### Given task:
Quote the data below in full, minus the images.
** BEGIN Supplied information **
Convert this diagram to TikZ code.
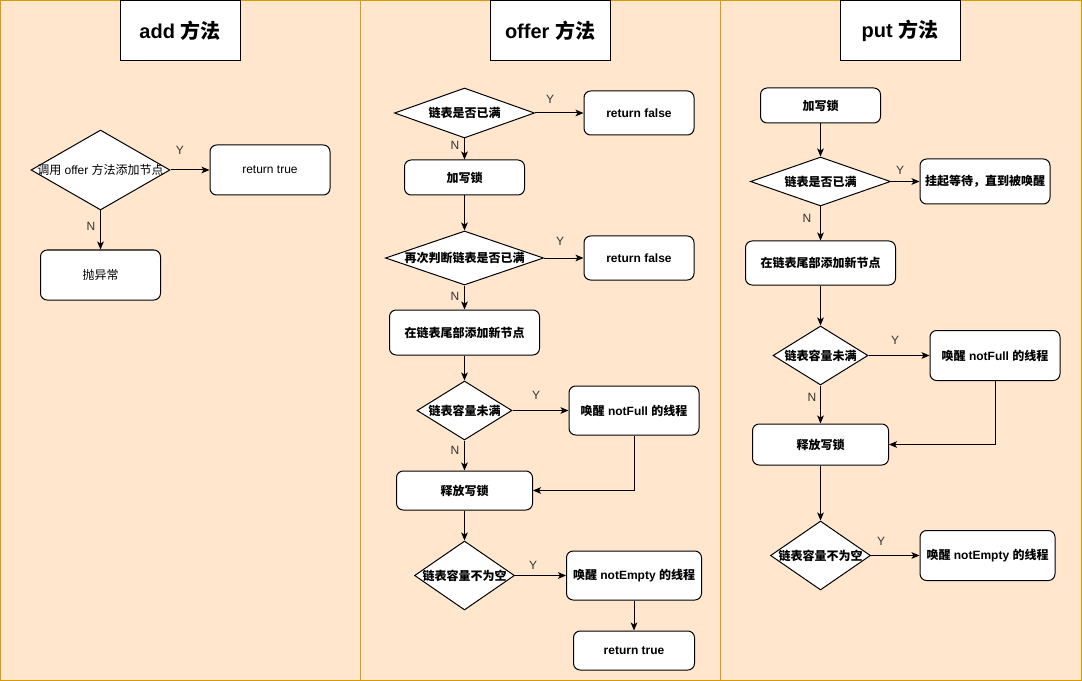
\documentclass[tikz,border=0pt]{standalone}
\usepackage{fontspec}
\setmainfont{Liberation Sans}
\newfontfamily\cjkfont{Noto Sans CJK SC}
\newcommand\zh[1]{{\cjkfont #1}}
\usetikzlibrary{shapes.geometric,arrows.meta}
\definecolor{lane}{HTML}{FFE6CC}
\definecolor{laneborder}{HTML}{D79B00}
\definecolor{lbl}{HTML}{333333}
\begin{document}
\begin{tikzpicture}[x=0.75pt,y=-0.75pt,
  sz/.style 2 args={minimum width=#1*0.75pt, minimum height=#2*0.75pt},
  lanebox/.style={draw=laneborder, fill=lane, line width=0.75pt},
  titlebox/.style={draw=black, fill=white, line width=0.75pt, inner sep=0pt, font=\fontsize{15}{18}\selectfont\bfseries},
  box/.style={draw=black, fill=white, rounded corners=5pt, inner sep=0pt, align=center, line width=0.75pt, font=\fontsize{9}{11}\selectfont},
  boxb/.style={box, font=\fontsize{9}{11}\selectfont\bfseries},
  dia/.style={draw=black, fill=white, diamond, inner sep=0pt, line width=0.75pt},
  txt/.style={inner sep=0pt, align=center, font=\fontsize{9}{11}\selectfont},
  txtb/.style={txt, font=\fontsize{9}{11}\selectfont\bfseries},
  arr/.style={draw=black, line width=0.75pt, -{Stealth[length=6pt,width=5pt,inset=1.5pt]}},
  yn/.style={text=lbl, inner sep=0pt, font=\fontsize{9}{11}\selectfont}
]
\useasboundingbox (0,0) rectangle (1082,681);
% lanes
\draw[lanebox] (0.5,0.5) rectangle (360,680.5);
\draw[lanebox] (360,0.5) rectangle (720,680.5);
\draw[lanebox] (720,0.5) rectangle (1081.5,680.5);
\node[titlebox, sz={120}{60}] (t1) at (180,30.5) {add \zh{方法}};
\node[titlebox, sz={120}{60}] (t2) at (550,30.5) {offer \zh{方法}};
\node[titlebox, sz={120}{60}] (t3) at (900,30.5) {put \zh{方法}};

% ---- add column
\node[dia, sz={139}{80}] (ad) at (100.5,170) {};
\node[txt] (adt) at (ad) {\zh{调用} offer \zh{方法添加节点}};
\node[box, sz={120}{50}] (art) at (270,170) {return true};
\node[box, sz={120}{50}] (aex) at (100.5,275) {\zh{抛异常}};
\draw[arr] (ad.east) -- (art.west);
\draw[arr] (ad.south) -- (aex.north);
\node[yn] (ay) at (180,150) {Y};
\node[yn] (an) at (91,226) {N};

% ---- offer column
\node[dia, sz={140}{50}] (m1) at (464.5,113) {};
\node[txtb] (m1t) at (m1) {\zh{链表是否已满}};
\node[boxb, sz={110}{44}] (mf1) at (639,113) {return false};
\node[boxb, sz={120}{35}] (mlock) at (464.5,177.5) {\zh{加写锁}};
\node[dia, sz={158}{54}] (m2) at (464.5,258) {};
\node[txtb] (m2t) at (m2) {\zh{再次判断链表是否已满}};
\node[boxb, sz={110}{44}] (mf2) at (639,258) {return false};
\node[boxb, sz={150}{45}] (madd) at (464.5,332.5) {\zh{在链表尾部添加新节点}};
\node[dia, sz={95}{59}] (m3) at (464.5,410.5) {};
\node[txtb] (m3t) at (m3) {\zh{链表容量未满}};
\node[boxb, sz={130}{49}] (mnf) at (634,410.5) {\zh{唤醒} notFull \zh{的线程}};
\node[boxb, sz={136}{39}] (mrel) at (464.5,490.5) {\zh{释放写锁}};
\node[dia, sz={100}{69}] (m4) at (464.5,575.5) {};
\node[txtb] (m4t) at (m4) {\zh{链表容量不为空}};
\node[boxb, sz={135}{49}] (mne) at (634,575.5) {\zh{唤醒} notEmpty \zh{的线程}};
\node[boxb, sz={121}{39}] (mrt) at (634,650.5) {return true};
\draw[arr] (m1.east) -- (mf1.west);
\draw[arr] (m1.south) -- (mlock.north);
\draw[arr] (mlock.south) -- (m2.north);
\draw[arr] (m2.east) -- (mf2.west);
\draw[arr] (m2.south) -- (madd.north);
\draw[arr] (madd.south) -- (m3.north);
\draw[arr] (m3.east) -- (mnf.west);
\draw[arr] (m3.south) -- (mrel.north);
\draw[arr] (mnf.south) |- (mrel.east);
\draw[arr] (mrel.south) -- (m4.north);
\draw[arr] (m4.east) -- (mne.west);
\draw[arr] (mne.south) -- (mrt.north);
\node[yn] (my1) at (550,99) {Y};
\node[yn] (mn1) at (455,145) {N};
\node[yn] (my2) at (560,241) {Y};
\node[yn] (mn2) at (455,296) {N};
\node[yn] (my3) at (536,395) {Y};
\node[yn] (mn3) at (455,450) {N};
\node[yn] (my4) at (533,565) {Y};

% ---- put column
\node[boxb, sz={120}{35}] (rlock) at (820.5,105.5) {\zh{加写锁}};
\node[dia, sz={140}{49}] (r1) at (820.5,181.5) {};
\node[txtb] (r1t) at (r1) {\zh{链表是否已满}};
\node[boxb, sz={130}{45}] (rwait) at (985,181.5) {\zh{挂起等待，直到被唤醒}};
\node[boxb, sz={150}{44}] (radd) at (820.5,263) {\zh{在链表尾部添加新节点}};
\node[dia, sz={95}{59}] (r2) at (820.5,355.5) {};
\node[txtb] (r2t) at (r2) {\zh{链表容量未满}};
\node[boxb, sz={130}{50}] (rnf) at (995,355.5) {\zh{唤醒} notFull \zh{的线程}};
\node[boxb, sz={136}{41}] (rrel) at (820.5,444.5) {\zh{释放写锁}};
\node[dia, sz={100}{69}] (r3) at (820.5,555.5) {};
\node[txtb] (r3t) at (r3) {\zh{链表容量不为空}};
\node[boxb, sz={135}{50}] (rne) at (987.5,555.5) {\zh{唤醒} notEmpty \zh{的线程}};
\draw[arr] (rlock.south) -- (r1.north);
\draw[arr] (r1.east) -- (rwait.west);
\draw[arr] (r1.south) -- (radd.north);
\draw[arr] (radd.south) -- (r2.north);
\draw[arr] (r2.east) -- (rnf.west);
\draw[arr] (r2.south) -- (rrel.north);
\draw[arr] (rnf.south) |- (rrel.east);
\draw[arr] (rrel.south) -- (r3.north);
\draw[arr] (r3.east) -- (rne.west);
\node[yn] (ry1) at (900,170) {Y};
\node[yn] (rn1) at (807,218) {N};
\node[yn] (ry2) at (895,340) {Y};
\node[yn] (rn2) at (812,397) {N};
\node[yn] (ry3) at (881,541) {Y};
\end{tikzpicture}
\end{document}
** END Supplied information **
### Final answer:
Convert this diagram to TikZ code.
\documentclass[tikz,border=0pt]{standalone}
\usepackage{fontspec}
\setmainfont{Liberation Sans}
\newfontfamily\cjkfont{Noto Sans CJK SC}
\newcommand\zh[1]{{\cjkfont #1}}
\usetikzlibrary{shapes.geometric,arrows.meta}
\definecolor{lane}{HTML}{FFE6CC}
\definecolor{laneborder}{HTML}{D79B00}
\definecolor{lbl}{HTML}{333333}
\begin{document}
\begin{tikzpicture}[x=0.75pt,y=-0.75pt,
  sz/.style 2 args={minimum width=#1*0.75pt, minimum height=#2*0.75pt},
  lanebox/.style={draw=laneborder, fill=lane, line width=0.75pt},
  titlebox/.style={draw=black, fill=white, line width=0.75pt, inner sep=0pt, font=\fontsize{15}{18}\selectfont\bfseries},
  box/.style={draw=black, fill=white, rounded corners=5pt, inner sep=0pt, align=center, line width=0.75pt, font=\fontsize{9}{11}\selectfont},
  boxb/.style={box, font=\fontsize{9}{11}\selectfont\bfseries},
  dia/.style={draw=black, fill=white, diamond, inner sep=0pt, line width=0.75pt},
  txt/.style={inner sep=0pt, align=center, font=\fontsize{9}{11}\selectfont},
  txtb/.style={txt, font=\fontsize{9}{11}\selectfont\bfseries},
  arr/.style={draw=black, line width=0.75pt, -{Stealth[length=6pt,width=5pt,inset=1.5pt]}},
  yn/.style={text=lbl, inner sep=0pt, font=\fontsize{9}{11}\selectfont}
]
\useasboundingbox (0,0) rectangle (1082,681);
% lanes
\draw[lanebox] (0.5,0.5) rectangle (360,680.5);
\draw[lanebox] (360,0.5) rectangle (720,680.5);
\draw[lanebox] (720,0.5) rectangle (1081.5,680.5);
\node[titlebox, sz={120}{60}] (t1) at (180,30.5) {add \zh{方法}};
\node[titlebox, sz={120}{60}] (t2) at (550,30.5) {offer \zh{方法}};
\node[titlebox, sz={120}{60}] (t3) at (900,30.5) {put \zh{方法}};

% ---- add column
\node[dia, sz={139}{80}] (ad) at (100.5,170) {};
\node[txt] (adt) at (ad) {\zh{调用} offer \zh{方法添加节点}};
\node[box, sz={120}{50}] (art) at (270,170) {return true};
\node[box, sz={120}{50}] (aex) at (100.5,275) {\zh{抛异常}};
\draw[arr] (ad.east) -- (art.west);
\draw[arr] (ad.south) -- (aex.north);
\node[yn] (ay) at (180,150) {Y};
\node[yn] (an) at (91,226) {N};

% ---- offer column
\node[dia, sz={140}{50}] (m1) at (464.5,113) {};
\node[txtb] (m1t) at (m1) {\zh{链表是否已满}};
\node[boxb, sz={110}{44}] (mf1) at (639,113) {return false};
\node[boxb, sz={120}{35}] (mlock) at (464.5,177.5) {\zh{加写锁}};
\node[dia, sz={158}{54}] (m2) at (464.5,258) {};
\node[txtb] (m2t) at (m2) {\zh{再次判断链表是否已满}};
\node[boxb, sz={110}{44}] (mf2) at (639,258) {return false};
\node[boxb, sz={150}{45}] (madd) at (464.5,332.5) {\zh{在链表尾部添加新节点}};
\node[dia, sz={95}{59}] (m3) at (464.5,410.5) {};
\node[txtb] (m3t) at (m3) {\zh{链表容量未满}};
\node[boxb, sz={130}{49}] (mnf) at (634,410.5) {\zh{唤醒} notFull \zh{的线程}};
\node[boxb, sz={136}{39}] (mrel) at (464.5,490.5) {\zh{释放写锁}};
\node[dia, sz={100}{69}] (m4) at (464.5,575.5) {};
\node[txtb] (m4t) at (m4) {\zh{链表容量不为空}};
\node[boxb, sz={135}{49}] (mne) at (634,575.5) {\zh{唤醒} notEmpty \zh{的线程}};
\node[boxb, sz={121}{39}] (mrt) at (634,650.5) {return true};
\draw[arr] (m1.east) -- (mf1.west);
\draw[arr] (m1.south) -- (mlock.north);
\draw[arr] (mlock.south) -- (m2.north);
\draw[arr] (m2.east) -- (mf2.west);
\draw[arr] (m2.south) -- (madd.north);
\draw[arr] (madd.south) -- (m3.north);
\draw[arr] (m3.east) -- (mnf.west);
\draw[arr] (m3.south) -- (mrel.north);
\draw[arr] (mnf.south) |- (mrel.east);
\draw[arr] (mrel.south) -- (m4.north);
\draw[arr] (m4.east) -- (mne.west);
\draw[arr] (mne.south) -- (mrt.north);
\node[yn] (my1) at (550,99) {Y};
\node[yn] (mn1) at (455,145) {N};
\node[yn] (my2) at (560,241) {Y};
\node[yn] (mn2) at (455,296) {N};
\node[yn] (my3) at (536,395) {Y};
\node[yn] (mn3) at (455,450) {N};
\node[yn] (my4) at (533,565) {Y};

% ---- put column
\node[boxb, sz={120}{35}] (rlock) at (820.5,105.5) {\zh{加写锁}};
\node[dia, sz={140}{49}] (r1) at (820.5,181.5) {};
\node[txtb] (r1t) at (r1) {\zh{链表是否已满}};
\node[boxb, sz={130}{45}] (rwait) at (985,181.5) {\zh{挂起等待，直到被唤醒}};
\node[boxb, sz={150}{44}] (radd) at (820.5,263) {\zh{在链表尾部添加新节点}};
\node[dia, sz={95}{59}] (r2) at (820.5,355.5) {};
\node[txtb] (r2t) at (r2) {\zh{链表容量未满}};
\node[boxb, sz={130}{50}] (rnf) at (995,355.5) {\zh{唤醒} notFull \zh{的线程}};
\node[boxb, sz={136}{41}] (rrel) at (820.5,444.5) {\zh{释放写锁}};
\node[dia, sz={100}{69}] (r3) at (820.5,555.5) {};
\node[txtb] (r3t) at (r3) {\zh{链表容量不为空}};
\node[boxb, sz={135}{50}] (rne) at (987.5,555.5) {\zh{唤醒} notEmpty \zh{的线程}};
\draw[arr] (rlock.south) -- (r1.north);
\draw[arr] (r1.east) -- (rwait.west);
\draw[arr] (r1.south) -- (radd.north);
\draw[arr] (radd.south) -- (r2.north);
\draw[arr] (r2.east) -- (rnf.west);
\draw[arr] (r2.south) -- (rrel.north);
\draw[arr] (rnf.south) |- (rrel.east);
\draw[arr] (rrel.south) -- (r3.north);
\draw[arr] (r3.east) -- (rne.west);
\node[yn] (ry1) at (900,170) {Y};
\node[yn] (rn1) at (807,218) {N};
\node[yn] (ry2) at (895,340) {Y};
\node[yn] (rn2) at (812,397) {N};
\node[yn] (ry3) at (881,541) {Y};
\end{tikzpicture}
\end{document}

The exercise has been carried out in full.